You can directly run the prepared training script to fine-tune the model.

In [None]:
!export CUDA_VISIBLE_DEVICES=0
!python ../../finetune.py \
 --model_name_or_path "Qwen/Qwen-1_8B-Chat/"\
 --data_path "Belle_sampled_qwen.json"\
 --bf16 \
 --output_dir "output_qwen" \
 --num_train_epochs 5 \
 --per_device_train_batch_size 1 \
 --per_device_eval_batch_size 1 \
 --gradient_accumulation_steps 16 \
 --evaluation_strategy "no" \
 --save_strategy "steps" \
 --save_steps 1000 \
 --save_total_limit 10 \
 --learning_rate 1e-5 \
 --weight_decay 0.1 \
 --adam_beta2 0.95 \
 --warmup_ratio 0.01 \
 --lr_scheduler_type "cosine" \
 --logging_steps 1 \
 --report_to "none" \
 --model_max_length 512 \
 --gradient_checkpointing \
 --lazy_preprocess \
 --use_lora

## Merge Weights

The training of both LoRA and Q-LoRA only saves the adapter parameters. You can load the fine-tuned model and merge weights as shown below:

In [None]:
from transformers import AutoModelForCausalLM
from peft import PeftModel
import torch

model = AutoModelForCausalLM.from_pretrained("Qwen/Qwen-1_8B-Chat/", torch_dtype=torch.float16, device_map="auto", trust_remote_code=True)
model = PeftModel.from_pretrained(model, "output_qwen/")
merged_model = model.merge_and_unload()
merged_model.save_pretrained("output_qwen_merged", max_shard_size="2048MB", safe_serialization=True)

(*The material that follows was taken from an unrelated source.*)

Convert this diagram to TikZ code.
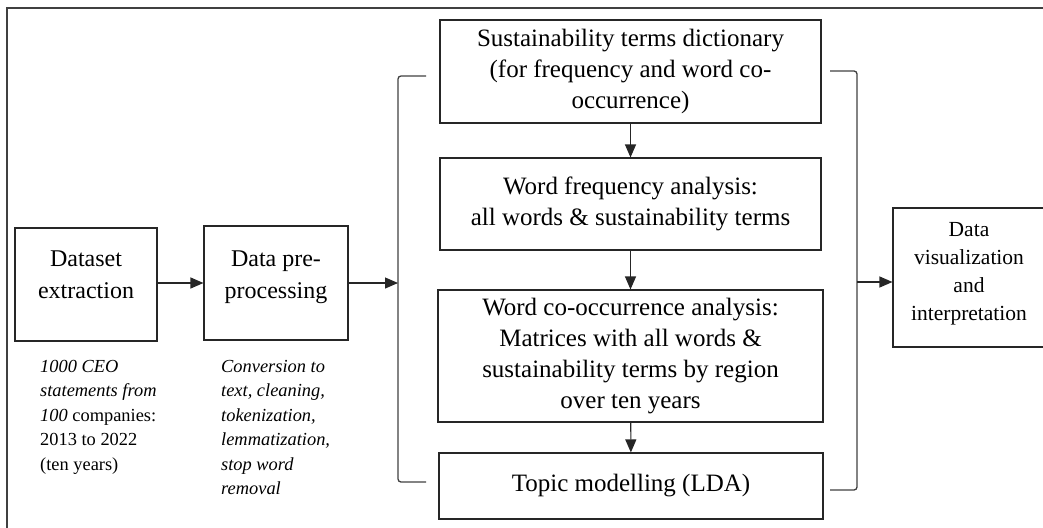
\documentclass[tikz,border=0pt]{standalone}
\usepackage{fontspec}
\setmainfont{Liberation Serif}
\usetikzlibrary{arrows.meta}

\begin{document}
\begin{tikzpicture}[x=1pt,y=1pt,yscale=-1,
  box/.style={draw=black!85,line width=1.1pt,align=center,inner sep=0pt},
  note/.style={anchor=north west,align=left,inner sep=0pt,font=\fontsize{18.4}{24.5}\selectfont\itshape},
  arr/.style={-{Triangle[length=13pt,width=11pt]},line width=1.1pt,draw=black!85},
  brace/.style={draw=black!75,line width=1.3pt,rounded corners=3pt}]
\useasboundingbox (0,0) rectangle (1043,527);

%Frame
\draw [black!75,line width=2pt] (6.5,540) -- (6.5,8.5) -- (1060,8.5);

%Left part
\node [box,minimum width=142,minimum height=113,text depth=20pt,font=\fontsize{24}{32}\selectfont] (ds) at (86,284.5) {Dataset\\extraction};
\node [box,minimum width=144,minimum height=114,text depth=17pt,font=\fontsize{24}{32}\selectfont] (pre) at (276,283) {Data pre-\\processing};

% Notes
\node [note] (dsnote) at (40,360) {1000 CEO\\statements from\\100 \upshape companies:\\\upshape 2013 to 2022\\\upshape (ten years)};
\node [note] (prenote) at (221,360) {Conversion to\\text, cleaning,\\tokenization,\\lemmatization,\\stop word\\removal};

%Analysis boxes
\node [box,minimum width=381,minimum height=103,font=\fontsize{25}{31}\selectfont] (dict) at (630.5,71.5) {Sustainability terms dictionary\\(for frequency and word co-\\occurrence)};
\node [box,minimum width=381,minimum height=92,font=\fontsize{25}{31}\selectfont] (freq) at (630.5,204) {Word frequency analysis:\\all words \& sustainability terms};
\node [box,minimum width=385,minimum height=132,font=\fontsize{25}{31}\selectfont] (cooc) at (630.5,356) {Word co-occurrence analysis:\\Matrices with all words \&\\sustainability terms by region\\over ten years};
\node [box,minimum width=384,minimum height=66,font=\fontsize{25}{31}\selectfont] (lda) at (631,486) {Topic modelling (LDA)};

%Output box
\node [box,minimum width=152,minimum height=139,text depth=13pt,font=\fontsize{21.5}{28}\selectfont] (viz) at (969,277.5) {Data\\visualization\\and\\interpretation};

%Brackets
\coordinate (lb) at (398,283);
\coordinate (rb) at (857,282);
\draw [brace] (426,76) -- (398,76) -- (398,482) -- (426,482);
\draw [brace] (830,71) -- (857,71) -- (857,490) -- (830,490);

%Arrows
\draw [arr] (ds.east |- pre.west) -- (pre.west);
\draw [arr] (pre.east) -- (lb);
\draw [arr] (dict) -- (freq);
\draw [arr] (freq) -- (cooc);
\draw [arr] (cooc) -- (lda);
\draw [arr] (rb) -- (rb -| viz.west);

\end{tikzpicture}
\end{document}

The tokenizer files are not saved in the new directory in this step. You can copy the tokenizer files or use the following code:

In [None]:
from transformers import AutoTokenizer

tokenizer = AutoTokenizer.from_pretrained(
 "Qwen/Qwen-1_8B-Chat/",
 trust_remote_code=True
)

tokenizer.save_pretrained("output_qwen_merged")

## Test the Model

After merging the weights, we can test the model as follows:

In [None]:
from transformers import AutoModelForCausalLM, AutoTokenizer
from transformers.generation import GenerationConfig

tokenizer = AutoTokenizer.from_pretrained("output_qwen_merged", trust_remote_code=True)
model = AutoModelForCausalLM.from_pretrained(
 "output_qwen_merged",
 device_map="auto",
 trust_remote_code=True
).eval()

response, history = model.chat(tokenizer, "你好", history=None)
print(response)